昔、くじらぐもにのりたかった

暮らしとインテリアと、時々雑談

プチ家出のススメ 中編

電車の遅延や寄り道のわりには、明るいうちに実家に到着した。タクシーを降りると、庭先で弟が出迎えてくれた。

 

「ただいま」と居間に入るやいなや「思ったより早く着いたね」「顔見たかったからうれしいよ」「指折り数えて待つのもいいけど、こうやってすぐに会えるのもいいね」などと矢継ぎ早に言って歓待してくれた。病み上がりの母が思ったより元気そうで安心する。

 

時間どおりに出前が来て、みんなで食卓を囲んだ。父は無口なのでこの先もあまり登場しないと思うが、わたしの隣で寿司をつまんでいる。何年か前には入院先で「今夜が山です」と言われ生死の境をさまよった。それを思うと、いまこうして一緒に食事できるのは有り難いかぎりである。

 

早寝の父が寝床につくと、しばらくして母の愚痴が始まった。父に関するそれである。ごく最近の話から、どんどん過去にさかのぼっていって止まらなくなる。母の話の中でわたしが中学生になったあたりで、弟が苦笑しながら目配せする。(母は目薬をさして、目を瞑ったままひとり、しゃべり続けている)

「ツイニコワレタ」弟がクチパクでこちらに言うので、可笑しくて吹き出しそうになる。母に気づかれないように笑いを必死でこらえた。

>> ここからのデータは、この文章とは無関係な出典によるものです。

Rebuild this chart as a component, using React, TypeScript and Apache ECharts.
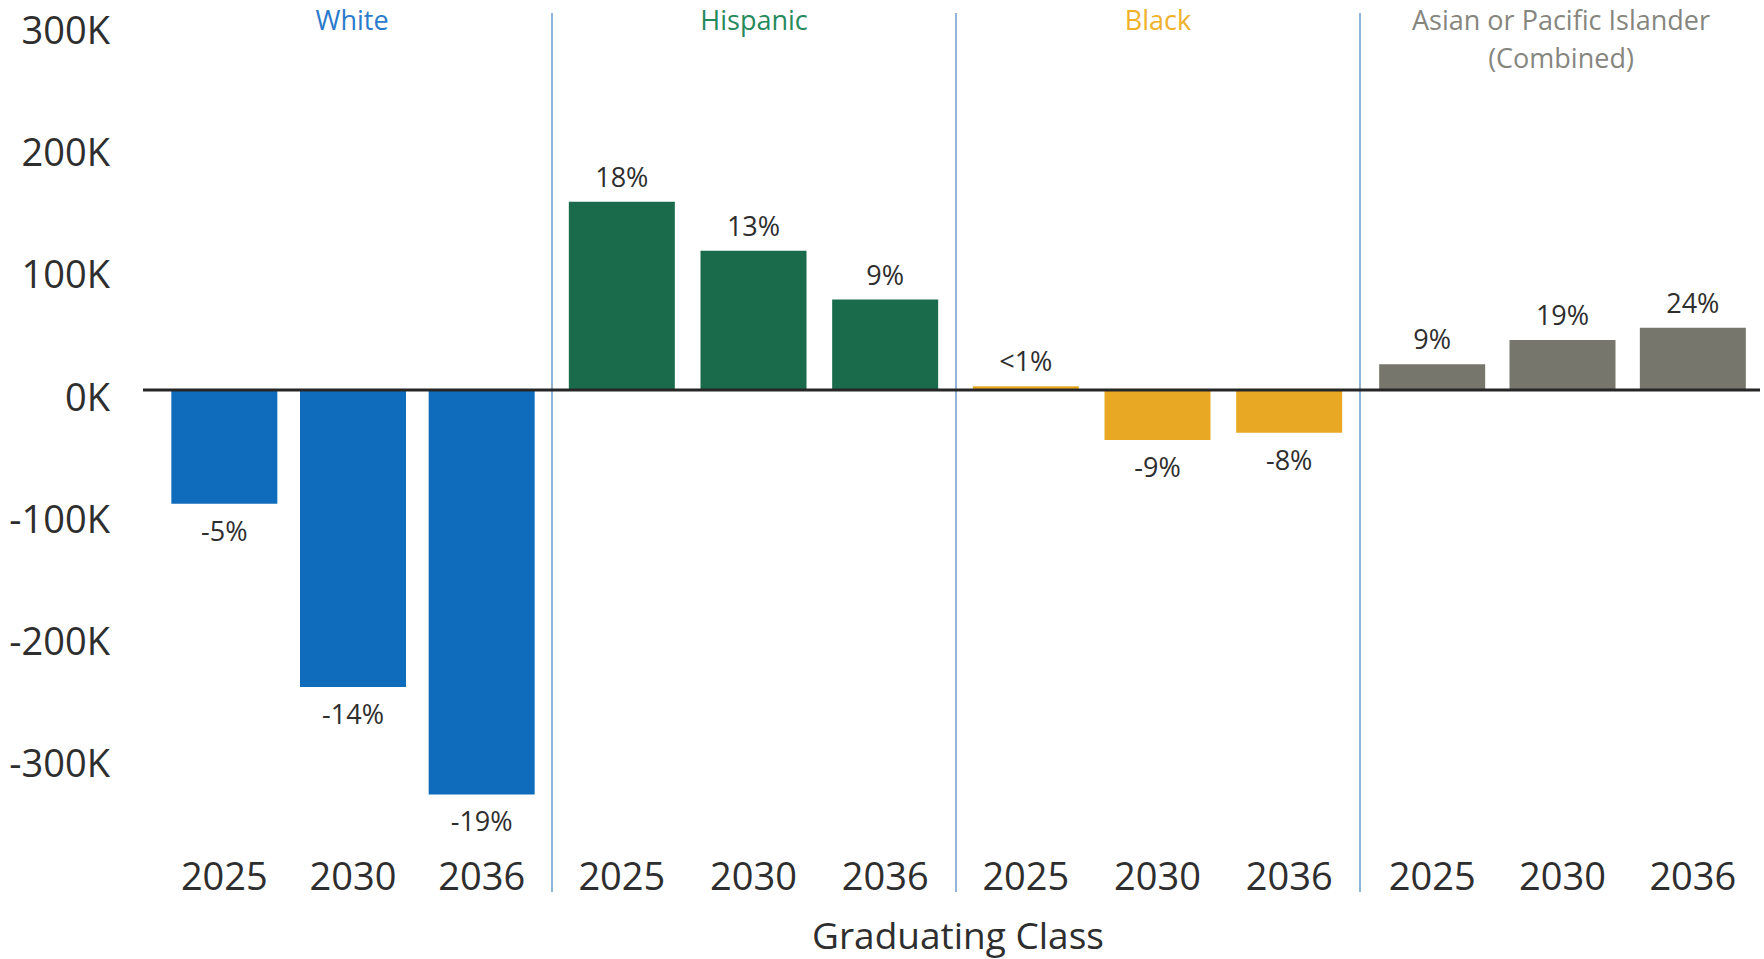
import React, { useEffect, useRef } from "react";
import * as echarts from "echarts";

// ---- data ----
const groupNames = ["White", "Hispanic", "Black", "Asian or Pacific Islander\n(Combined)"];
const years = ["2025", "2030", "2036"];
const whiteValues = [-93000, -243000, -331000];
const hispanicValues = [154000, 114000, 74000];
const blackValues = [3000, -41000, -35000];
const asianValues = [21000, 41000, 51000];
const whiteLabels = ["-5%", "-14%", "-19%"];
const hispanicLabels = ["18%", "13%", "9%"];
const blackLabels = ["<1%", "-9%", "-8%"];
const asianLabels = ["9%", "19%", "24%"];
const yMin = -400000;
const yMax = 300000;
const yStep = 100000;
const xAxisTitle = "Graduating Class";

// ---- styles / layout ----
const barColors = ["#0f6cbd", "#1a6b4b", "#e8a823", "#76766d"];
const titleColors = ["#2b7bcc", "#268a5c", "#efb12a", "#86867f"];
const textColor = "#2e2e2e";
const font = "'Open Sans', 'Noto Sans', sans-serif";
const W = 1764;
const H = 959;
const gridSpans = [
  [160, 546],
  [556, 951],
  [960, 1355],
  [1367, 1758],
];
const separators = [552, 956, 1360];
const groupCenters = [352, 754, 1158, 1561];
const baselineLeft = 143;
const baselineRight = 1760;
const gridTop = 23.4;
const gridBottomY = 878.8;

export default function App() {
  const ref = useRef<HTMLDivElement>(null);
  useEffect(() => {
    if (!ref.current) return;
    const chart = echarts.init(ref.current, null, { renderer: "svg" });
    const values = [whiteValues, hispanicValues, blackValues, asianValues];
    const labels = [whiteLabels, hispanicLabels, blackLabels, asianLabels];

    const grids = groupNames.map((_, i) => ({
      left: gridSpans[i][0],
      width: gridSpans[i][1] - gridSpans[i][0],
      top: gridTop,
      height: gridBottomY - gridTop,
      containLabel: false,
    }));
    const xAxes = groupNames.map((_, i) => ({
      type: "category",
      gridIndex: i,
      data: years,
      position: "bottom",
      offset: -29,
      axisLine: { show: false },
      axisTick: { show: false },
      axisLabel: { fontSize: 38, color: textColor, fontFamily: font, margin: 6 },
    }));
    const yAxes = groupNames.map((_, i) => ({
      type: "value",
      gridIndex: i,
      min: yMin,
      max: yMax,
      interval: yStep,
      splitLine: { show: false },
      axisLine: { show: false },
      axisTick: { show: false },
      axisLabel: {
        show: i === 0,
        fontSize: 38,
        color: textColor,
        fontFamily: font,
        margin: 50,
        verticalAlign: "top",
        lineHeight: 11,
        formatter: (v: number) => (v === yMin ? "" : `${v / 1000}K`),
      },
    }));
    const series = groupNames.map((name, i) => ({
      type: "bar",
      name,
      xAxisIndex: i,
      yAxisIndex: i,
      barWidth: 106,
      itemStyle: { color: barColors[i] },
      data: values[i].map((v) => ({
        value: v,
        label: { position: v < 0 ? "bottom" : "top", distance: v < 0 ? 13 : 12 },
      })),
      label: {
        show: true,
        fontSize: 27,
        color: textColor,
        fontFamily: font,
        formatter: (p: any) => labels[i][p.dataIndex],
      },
    }));

    const titleGraphics: any[] = [];
    separators.forEach((x) => {
      titleGraphics.push({
        type: "line",
        shape: { x1: x, y1: 13, x2: x, y2: 892 },
        style: { stroke: "#6b9ccb", lineWidth: 1.5 },
        z: 10,
      });
    });
    groupNames.forEach((name, i) => {
      titleGraphics.push({
        type: "text",
        x: groupCenters[i],
        y: 0,
        style: {
          text: name,
          fill: titleColors[i],
          fontSize: 27,
          fontFamily: font,
          lineHeight: 38,
          align: "center",
          verticalAlign: "top",
        },
      });
    });
    titleGraphics.push({
      type: "text",
      x: 958,
      y: 934,
      style: {
        text: xAxisTitle,
        fill: textColor,
        fontSize: 37,
        fontFamily: font,
        align: "center",
        verticalAlign: "middle",
      },
    });

    chart.setOption({
      animation: false,
      backgroundColor: "#ffffff",
      grid: grids,
      xAxis: xAxes,
      yAxis: yAxes,
      series,
      graphic: titleGraphics,
    });

    // zero baseline across all groups, placed via the value axis scale
    const zeroY = chart.convertToPixel({ yAxisIndex: 0 }, 0) as number;
    chart.setOption({
      graphic: [
        ...titleGraphics,
        {
          type: "line",
          shape: { x1: baselineLeft, y1: zeroY, x2: baselineRight, y2: zeroY },
          style: { stroke: "#262626", lineWidth: 3 },
          z: 100,
        },
      ],
    });
    return () => chart.dispose();
  }, []);
  return (
    <div
      ref={ref}
      style={{ position: "fixed", left: 0, top: 0, width: W, height: H, background: "#fff" }}
    />
  );
}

わたしが2才になった頃、母の気が済んだらしい。今度は「あなたも愚痴があるだろうから吐き出しちゃいなさい」と言う。けど、破壊力抜群な数々の「悲劇的喜劇」を聞かされた後では、わたしのネタなどショボくて霞んでしまう。それに母は耳が遠くなっていて、大きな声でハキハキ話さないといけないのだ。大きな声でハキハキ愚痴るなんて、そんな器用なまね、いったいどうやったらいいのだ? 「まぁ、おいおいね」と茶を濁して、3人で大谷翔平のスポーツニュースを見た。

 

布団に入って、父と母のことを考えた。あれだけ愚痴が出てくるけれど、きっと最期まで添い遂げるのだ。夫婦ってなんだろう、と思う。でもいまは、考えずに眠りたい。

その晩は途中で一度も起きることなく、ぐっすり眠った。

 

 

 

※※おまけ※※   実家の面白いとこ

実家の台所にて。(左はタワシ、右は洗濯バサミでスポンジを挟んで乾かす)
なんだろう、このシュールな光景は。必然と偶然について考えさせられる。

間伸びしたS字フックがわたしに語りかけてくる。

「どうやって己を活かすかを考えろ」と。